The major-league minimum salary in 2017 was $535,000. That year, players on minimum contracts made about $3,300 per game. ... The pay scale in the minor leagues is in a different universe. That same year, some minor-league pitchers were paid as little as $12,000 for the entire season.

There is also the issue of service time. A player must remain on the active roster for a set number of days before he is eligible for arbitration, a process that initiates significant pay bumps. Demotions to the minors delay that mechanism as well.
Knight went back through Houston's 2017 box scores and identified "nine opposing pitchers who were either optioned to the minors or designated for assignment immediately following a shaky outing at Minute Maid Park".

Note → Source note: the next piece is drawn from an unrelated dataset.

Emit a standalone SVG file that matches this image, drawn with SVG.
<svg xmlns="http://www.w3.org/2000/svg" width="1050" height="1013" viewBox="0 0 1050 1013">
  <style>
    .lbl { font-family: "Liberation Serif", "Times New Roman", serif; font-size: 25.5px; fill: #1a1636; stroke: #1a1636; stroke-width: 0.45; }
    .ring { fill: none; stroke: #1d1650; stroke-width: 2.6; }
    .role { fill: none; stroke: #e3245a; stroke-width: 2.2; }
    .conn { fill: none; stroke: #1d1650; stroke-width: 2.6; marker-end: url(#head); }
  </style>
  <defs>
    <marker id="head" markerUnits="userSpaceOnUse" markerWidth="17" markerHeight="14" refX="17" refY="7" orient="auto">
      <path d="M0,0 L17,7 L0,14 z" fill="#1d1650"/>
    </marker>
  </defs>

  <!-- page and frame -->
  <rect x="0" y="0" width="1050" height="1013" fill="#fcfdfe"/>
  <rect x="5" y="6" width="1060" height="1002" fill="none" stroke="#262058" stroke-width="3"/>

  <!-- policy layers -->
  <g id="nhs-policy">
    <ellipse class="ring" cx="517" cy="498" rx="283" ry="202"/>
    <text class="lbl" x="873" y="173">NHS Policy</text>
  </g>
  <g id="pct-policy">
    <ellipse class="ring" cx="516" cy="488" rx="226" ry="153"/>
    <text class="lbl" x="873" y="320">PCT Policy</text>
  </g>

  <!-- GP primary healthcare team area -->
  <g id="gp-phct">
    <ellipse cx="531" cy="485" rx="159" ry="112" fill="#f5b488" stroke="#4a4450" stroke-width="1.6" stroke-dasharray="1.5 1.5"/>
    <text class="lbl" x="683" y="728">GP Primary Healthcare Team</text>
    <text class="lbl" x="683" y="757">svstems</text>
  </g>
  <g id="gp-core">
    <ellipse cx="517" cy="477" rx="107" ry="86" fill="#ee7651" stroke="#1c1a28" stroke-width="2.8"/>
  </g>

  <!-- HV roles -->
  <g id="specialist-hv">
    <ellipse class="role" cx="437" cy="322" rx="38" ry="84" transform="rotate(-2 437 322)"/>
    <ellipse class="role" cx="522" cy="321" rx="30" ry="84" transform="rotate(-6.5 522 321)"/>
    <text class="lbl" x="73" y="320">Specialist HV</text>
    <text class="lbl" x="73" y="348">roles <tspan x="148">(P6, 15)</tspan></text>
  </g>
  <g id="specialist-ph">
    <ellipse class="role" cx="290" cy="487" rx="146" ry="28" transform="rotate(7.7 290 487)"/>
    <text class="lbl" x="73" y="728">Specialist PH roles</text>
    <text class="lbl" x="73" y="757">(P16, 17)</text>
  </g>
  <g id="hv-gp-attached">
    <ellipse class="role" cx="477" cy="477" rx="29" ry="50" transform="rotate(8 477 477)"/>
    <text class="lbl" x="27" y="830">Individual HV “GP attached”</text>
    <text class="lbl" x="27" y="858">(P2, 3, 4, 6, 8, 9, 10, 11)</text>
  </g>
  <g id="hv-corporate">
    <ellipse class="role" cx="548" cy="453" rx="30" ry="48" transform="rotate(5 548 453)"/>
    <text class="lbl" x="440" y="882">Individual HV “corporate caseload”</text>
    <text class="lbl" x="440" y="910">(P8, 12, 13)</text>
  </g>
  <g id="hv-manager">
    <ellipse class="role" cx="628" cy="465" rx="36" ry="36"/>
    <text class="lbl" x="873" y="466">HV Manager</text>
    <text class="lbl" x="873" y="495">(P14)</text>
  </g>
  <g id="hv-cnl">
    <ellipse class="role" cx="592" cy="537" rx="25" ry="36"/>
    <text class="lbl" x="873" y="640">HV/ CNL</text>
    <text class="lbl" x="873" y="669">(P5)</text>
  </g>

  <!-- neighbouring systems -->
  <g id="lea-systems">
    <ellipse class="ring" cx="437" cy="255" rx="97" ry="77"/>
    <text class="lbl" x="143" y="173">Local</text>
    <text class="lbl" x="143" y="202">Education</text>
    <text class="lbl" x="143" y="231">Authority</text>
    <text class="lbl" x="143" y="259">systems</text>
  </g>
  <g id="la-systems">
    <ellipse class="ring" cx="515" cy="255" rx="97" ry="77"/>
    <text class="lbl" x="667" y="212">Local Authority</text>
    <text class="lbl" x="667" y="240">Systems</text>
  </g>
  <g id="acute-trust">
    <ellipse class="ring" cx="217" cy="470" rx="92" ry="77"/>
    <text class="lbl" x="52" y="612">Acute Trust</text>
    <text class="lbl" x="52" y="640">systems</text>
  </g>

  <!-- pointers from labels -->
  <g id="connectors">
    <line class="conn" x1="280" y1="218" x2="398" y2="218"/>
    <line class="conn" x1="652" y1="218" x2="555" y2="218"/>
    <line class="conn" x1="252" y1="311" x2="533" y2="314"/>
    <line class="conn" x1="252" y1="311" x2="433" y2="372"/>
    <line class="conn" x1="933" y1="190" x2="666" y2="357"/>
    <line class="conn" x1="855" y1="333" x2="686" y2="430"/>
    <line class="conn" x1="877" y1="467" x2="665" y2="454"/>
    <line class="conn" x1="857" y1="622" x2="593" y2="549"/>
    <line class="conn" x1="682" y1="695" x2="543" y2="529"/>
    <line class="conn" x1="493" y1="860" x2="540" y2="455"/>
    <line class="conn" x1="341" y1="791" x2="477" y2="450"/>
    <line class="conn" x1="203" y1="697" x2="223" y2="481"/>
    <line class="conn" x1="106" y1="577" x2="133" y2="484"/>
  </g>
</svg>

She contacted those nine pitchers: Chase DeJong (Mariners), Matt Strahm (Royals), Anthony Bass (Rangers), Tyler Wilson (Orioles), Dillon Gee (Rangers), Sam Gaviglio (Mariners), Chase Whitley (Rays), Matt Dermody (Blue Jays), and Mike Bolsinger (Blue Jays).

Four of the nine men replied "within minutes". Everyone who spoke to Knight requested anonymity. One pitcher told Knight he "wasn't interested in ever watching his game in Houston again".

David Spampinato, Twitter, January 29: "On August 4th, the game with the most trash can bangs, the Astros scored 16 earned runs. Mike Bolsinger, a Blue Jays reliever, allowed 4 earned runs in 0.1 IP. He never pitched in the big leagues again."